One alternative to spectral-registration based methods is known as the metabolite-cycling technique [16], where metabolite selective inversion pulses are alternately applied prior to the localization scheme as an alternative to conventional water suppression. Using this scheme, a full intensity water signal is acquired for each average and water-suppressed metabolite data may be obtained by subtracting average pairs. Therefore, accurate phase and frequency correction may be performed using the high SNR water signal in protocols where the metabolite SNR may be too low for spectral registration with TDSR or RATS [17, 18]. Whilst effective for low metabolite SNR applications, at the time of writing the metabolite-cycling method is not widely available or suitable for non-proton MRS.

The first reported use of retrospective correction for conventional clinical MRS was in 2005 [19]. Yet, despite being compatible with all widely available sequences and rapid to perform, current use remains largely restricted to edited-MRS [4]. One potential reason may be due the smaller typical voxel dimensions used for conventional clinical MRS (2cm sided cube) compared to edited MRS (3cm sided cube) resulting in a metabolite SNR lower than required for accurate correction. However, previous work [19] has shown that combining averages over blocks is effective for using spectral registration with lower SNR data. Further potential barriers to use in the clinical setting include the extra time required to export individual averages for offline analysis and limited availability of spectral registration methods integrated into the scanner software. Recently available open-source implementations of spectral registration methods in the MATLAB (MathWorks, Natick, Massachusetts, USA) based FID-A package [20] or R [15] based spant package (https://github.com/martin3141/spant) may aid clinical validation and uptake in the future.

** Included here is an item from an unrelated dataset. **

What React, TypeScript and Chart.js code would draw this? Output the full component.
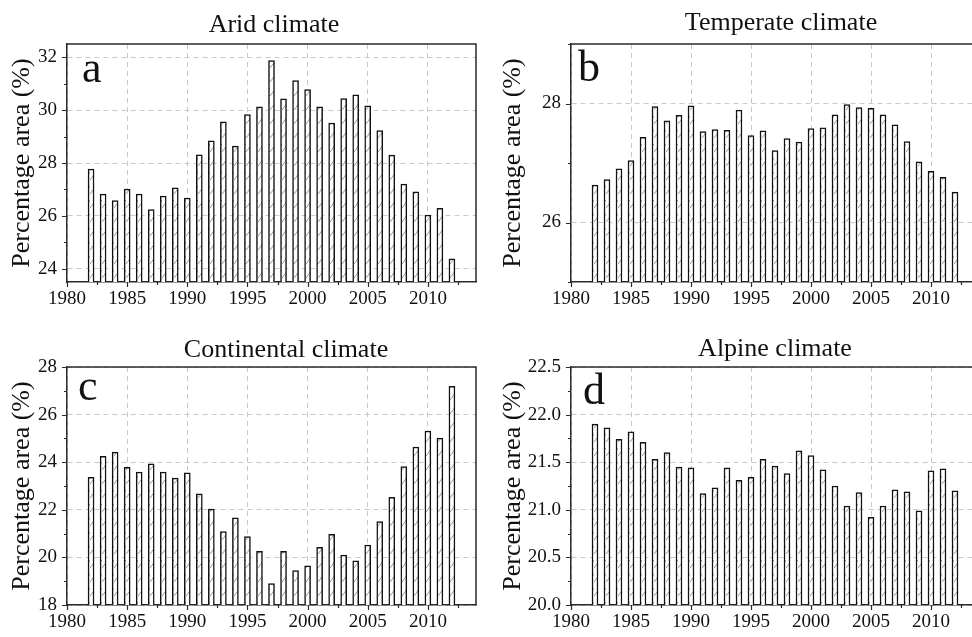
import React, { useEffect, useRef } from "react";
import { Chart, registerables } from "chart.js";

Chart.register(...registerables);

const FONT = "'Liberation Serif', 'Times New Roman', Times, serif";
const AXIS_COLOR = "#2a2a2a";
const GRID_COLOR = "#c9c9c9";

// ---- data -------------------------------------------------------------
const years = [
  1982, 1983, 1984, 1985, 1986, 1987, 1988, 1989, 1990, 1991, 1992, 1993, 1994, 1995, 1996, 1997,
  1998, 1999, 2000, 2001, 2002, 2003, 2004, 2005, 2006, 2007, 2008, 2009, 2010, 2011, 2012,
];

const aridValues = [
  27.77, 26.82, 26.58, 27.01, 26.82, 26.24, 26.75, 27.06, 26.67, 28.31, 28.84, 29.56, 28.64, 29.83,
  30.12, 31.87, 30.43, 31.12, 30.78, 30.12, 29.51, 30.44, 30.58, 30.16, 29.23, 28.3, 27.2, 26.91,
  26.03, 26.29, 24.38,
];

const temperateValues = [
  26.63, 26.72, 26.9, 27.04, 27.43, 27.95, 27.71, 27.8, 27.96, 27.53, 27.56, 27.55, 27.89, 27.46,
  27.54, 27.21, 27.41, 27.35, 27.58, 27.59, 27.81, 27.98, 27.93, 27.92, 27.81, 27.64, 27.36, 27.02,
  26.86, 26.76, 26.51,
];

const continentalValues = [
  23.36, 24.25, 24.42, 23.78, 23.59, 23.93, 23.59, 23.33, 23.55, 22.67, 22.03, 21.09, 21.66, 20.87,
  20.25, 18.9, 20.25, 19.45, 19.65, 20.42, 20.97, 20.1, 19.86, 20.52, 21.51, 22.52, 23.82, 24.64,
  25.31, 25.01, 27.19,
];

const alpineValues = [
  21.9, 21.86, 21.74, 21.82, 21.71, 21.53, 21.6, 21.45, 21.44, 21.17, 21.23, 21.44, 21.31, 21.34,
  21.53, 21.46, 21.38, 21.62, 21.57, 21.42, 21.25, 21.04, 21.18, 20.92, 21.04, 21.21, 21.19, 20.99,
  21.41, 21.43, 21.2,
];

const xTickLabels = ["1980", "1985", "1990", "1995", "2000", "2005", "2010"];
const aridYTickLabels = ["24", "26", "28", "30", "32"];
const temperateYTickLabels = ["26", "28"];
const continentalYTickLabels = ["18", "20", "22", "24", "26", "28"];
const alpineYTickLabels = ["20.0", "20.5", "21.0", "21.5", "22.0", "22.5"];

const yAxisTitle = "Percentage area (%)";

// ---- layout -----------------------------------------------------------
type PanelCfg = {
  title: string;
  letter: string;
  values: number[];
  yLabels: string[];
  yMin: number;
  yMax: number;
  yMinorStep: number;
  decimals: number;
  left: number;
  top: number;
  w: number;
  h: number;
  padTop: number;
  padRight: number;
  yAxisW: number;
  xAxisH: number;
  yTitlePad: number;
  titleX: number;
  titleY: number;
  letterX: number;
  letterY: number;
};

const panels: PanelCfg[] = [
  {
    title: "Arid climate", letter: "a", values: aridValues, yLabels: aridYTickLabels,
    yMin: 23.5, yMax: 32.5, yMinorStep: 1, decimals: 0,
    left: 0, top: 0, w: 486, h: 318, padTop: 44, padRight: 10, yAxisW: 67, xAxisH: 36,
    yTitlePad: 7, titleX: 274, titleY: 32, letterX: 82, letterY: 82,
  },
  {
    title: "Temperate climate", letter: "b", values: temperateValues, yLabels: temperateYTickLabels,
    yMin: 25, yMax: 29, yMinorStep: 1, decimals: 0,
    left: 486, top: 0, w: 500, h: 318, padTop: 44, padRight: 7, yAxisW: 85, xAxisH: 36,
    yTitlePad: 12, titleX: 781, titleY: 30, letterX: 578, letterY: 81,
  },
  {
    title: "Continental climate", letter: "c", values: continentalValues, yLabels: continentalYTickLabels,
    yMin: 18, yMax: 28, yMinorStep: 1, decimals: 0,
    left: 0, top: 318, w: 486, h: 319, padTop: 49, padRight: 10, yAxisW: 67, xAxisH: 32,
    yTitlePad: 7, titleX: 286, titleY: 357, letterX: 78, letterY: 400,
  },
  {
    title: "Alpine climate", letter: "d", values: alpineValues, yLabels: alpineYTickLabels,
    yMin: 20, yMax: 22.5, yMinorStep: 0.25, decimals: 1,
    left: 486, top: 318, w: 500, h: 319, padTop: 49, padRight: 7, yAxisW: 85, xAxisH: 32,
    yTitlePad: 12, titleX: 775, titleY: 356, letterX: 583, letterY: 404,
  },
];

const X_MIN = 1980;
const X_MAX = 2014;
const X_MINOR_STEP = 2.5;

function stepTicks(min: number, max: number, step: number): number[] {
  const out: number[] = [];
  const start = Math.ceil(min / step - 1e-9) * step;
  for (let v = start; v <= max + 1e-9; v += step) out.push(Math.round(v * 1000) / 1000);
  return out;
}

function makeHatch(): CanvasPattern | string {
  const c = document.createElement("canvas");
  c.width = 6;
  c.height = 14;
  const g = c.getContext("2d");
  if (!g) return "#fff";
  g.fillStyle = "#ffffff";
  g.fillRect(0, 0, 6, 14);
  g.strokeStyle = "#8a8a8a";
  g.lineWidth = 0.9;
  g.beginPath();
  g.moveTo(0, 12);
  g.lineTo(6, 4);
  g.stroke();
  const p = g.createPattern(c, "repeat");
  return p || "#fff";
}

function Panel({ cfg }: { cfg: PanelCfg }) {
  const ref = useRef<HTMLCanvasElement>(null);

  useEffect(() => {
    if (!ref.current) return;
    const xMajor = xTickLabels.map(Number);
    const yMajor = cfg.yLabels.map(Number);
    const isMajor = (list: number[], v: number) => list.some((m) => Math.abs(m - v) < 1e-6);
    const xTicks = stepTicks(X_MIN, X_MAX, X_MINOR_STEP);
    const yTicks = stepTicks(cfg.yMin, cfg.yMax, cfg.yMinorStep);

    const decor = {
      id: "decor",
      afterDraw(chart: any) {
        const { ctx, chartArea: a } = chart;
        const xs = chart.scales.x;
        const ys = chart.scales.y;
        ctx.save();
        // frame (top + right)
        ctx.strokeStyle = AXIS_COLOR;
        ctx.lineWidth = 1.5;
        ctx.beginPath();
        ctx.moveTo(a.left, a.top);
        ctx.lineTo(a.right, a.top);
        ctx.lineTo(a.right, a.bottom);
        ctx.stroke();
        // tick marks
        ctx.lineWidth = 1.2;
        ctx.beginPath();
        xs.ticks.forEach((t: any) => {
          const px = Math.round(xs.getPixelForValue(t.value)) + 0.5;
          const len = isMajor(xMajor, t.value) ? 5 : 3;
          ctx.moveTo(px, a.bottom);
          ctx.lineTo(px, a.bottom + len);
        });
        ys.ticks.forEach((t: any) => {
          const py = Math.round(ys.getPixelForValue(t.value)) + 0.5;
          const len = isMajor(yMajor, t.value) ? 5 : 3;
          ctx.moveTo(a.left, py);
          ctx.lineTo(a.left - len, py);
        });
        ctx.stroke();
        // title
        ctx.fillStyle = "#111";
        ctx.font = `26px ${FONT}`;
        ctx.textAlign = "center";
        ctx.textBaseline = "alphabetic";
        ctx.fillText(cfg.title, cfg.titleX - cfg.left, cfg.titleY - cfg.top);
        // panel letter
        ctx.font = `44px ${FONT}`;
        ctx.textAlign = "left";
        ctx.fillText(cfg.letter, cfg.letterX - cfg.left, cfg.letterY - cfg.top);
        ctx.restore();
      },
    };

    const chart = new Chart(ref.current, {
      type: "bar",
      data: {
        datasets: [
          {
            data: years.map((y, i) => ({ x: y, y: cfg.values[i] })),
            backgroundColor: makeHatch() as any,
            borderColor: "#111",
            borderWidth: 1.5,
            barThickness: 6,
          },
        ],
      },
      options: {
        animation: false,
        responsive: false,
        maintainAspectRatio: false,
        devicePixelRatio: 1,
        layout: { padding: { top: cfg.padTop, right: cfg.padRight, left: 0, bottom: 0 } },
        plugins: {
          legend: { display: false },
          tooltip: { enabled: false },
          title: { display: false },
        },
        scales: {
          x: {
            type: "linear",
            min: X_MIN,
            max: X_MAX,
            offset: false,
            afterBuildTicks: (s: any) => {
              s.ticks = xTicks.map((v) => ({ value: v }));
            },
            afterFit: (s: any) => {
              s.height = cfg.xAxisH;
            },
            ticks: {
              autoSkip: false,
              maxRotation: 0,
              padding: 6,
              color: "#111",
              font: { family: FONT, size: 19 },
              callback: (v: any) => (isMajor(xMajor, Number(v)) ? String(Math.round(Number(v))) : ""),
            },
            grid: {
              offset: false,
              drawTicks: false,
              lineWidth: 1,
              color: (c: any) => (c.tick && isMajor(xMajor, c.tick.value) ? GRID_COLOR : "rgba(0,0,0,0)"),
            },
            border: { display: true, color: AXIS_COLOR, width: 1.5, dash: [5, 4] },
          },
          y: {
            type: "linear",
            min: cfg.yMin,
            max: cfg.yMax,
            afterBuildTicks: (s: any) => {
              s.ticks = yTicks.map((v) => ({ value: v }));
            },
            afterFit: (s: any) => {
              s.width = cfg.yAxisW;
            },
            ticks: {
              autoSkip: false,
              padding: 10,
              color: "#111",
              font: { family: FONT, size: 19 },
              callback: (v: any) => (isMajor(yMajor, Number(v)) ? Number(v).toFixed(cfg.decimals) : ""),
            },
            grid: {
              drawTicks: false,
              lineWidth: 1,
              color: (c: any) => (c.tick && isMajor(yMajor, c.tick.value) ? GRID_COLOR : "rgba(0,0,0,0)"),
            },
            border: { display: true, color: AXIS_COLOR, width: 1.5, dash: [5, 4] },
            title: {
              display: true,
              text: yAxisTitle,
              color: "#111",
              font: { family: FONT, size: 26 },
              padding: { top: cfg.yTitlePad, bottom: 0 },
            },
          },
        },
      },
      plugins: [decor],
    } as any);

    return () => chart.destroy();
  }, [cfg]);

  return (
    <canvas
      ref={ref}
      width={cfg.w}
      height={cfg.h}
      style={{ position: "absolute", left: cfg.left, top: cfg.top, width: cfg.w, height: cfg.h }}
    />
  );
}

export default function App() {
  return (
    <div
      style={{
        position: "fixed",
        left: 0,
        top: 0,
        width: 972,
        height: 637,
        overflow: "hidden",
        background: "#ffffff",
      }}
    >
      {panels.map((p) => (
        <Panel key={p.letter} cfg={p} />
      ))}
    </div>
  );
}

Whilst the focus of this paper is on the correction of distorted scans, the RATS method produces an amplitude, frequency offset and phase offset for each average, which may be also used as criteria for excluding individual averages from the final result. For instance, a frequency offset greater than 5Hz could act as an exclusion criterion for a particular average, and a dataset with more than 10% of averages excluded may indicate significant movement which should be incorporated into the clinical decision making process. Plots of the amplitude, frequency and phase throughout the scan could also accompany the fitting results to aid quality assessment and clinical interpretation.

In conclusion, the RATS algorithm has been shown to provide accurate retrospective correction of SVS MRS data in the presence of large frequency shifts and baseline instability. The method may be easily incorporated into the processing pipeline of both conventional and J-difference edited MRS to improve lineshape, SNR and aid quality assessment.

Acknowledgments

The support of Philips Healthcare Clinical Science for the provision of the MEGA-PRESS implementation.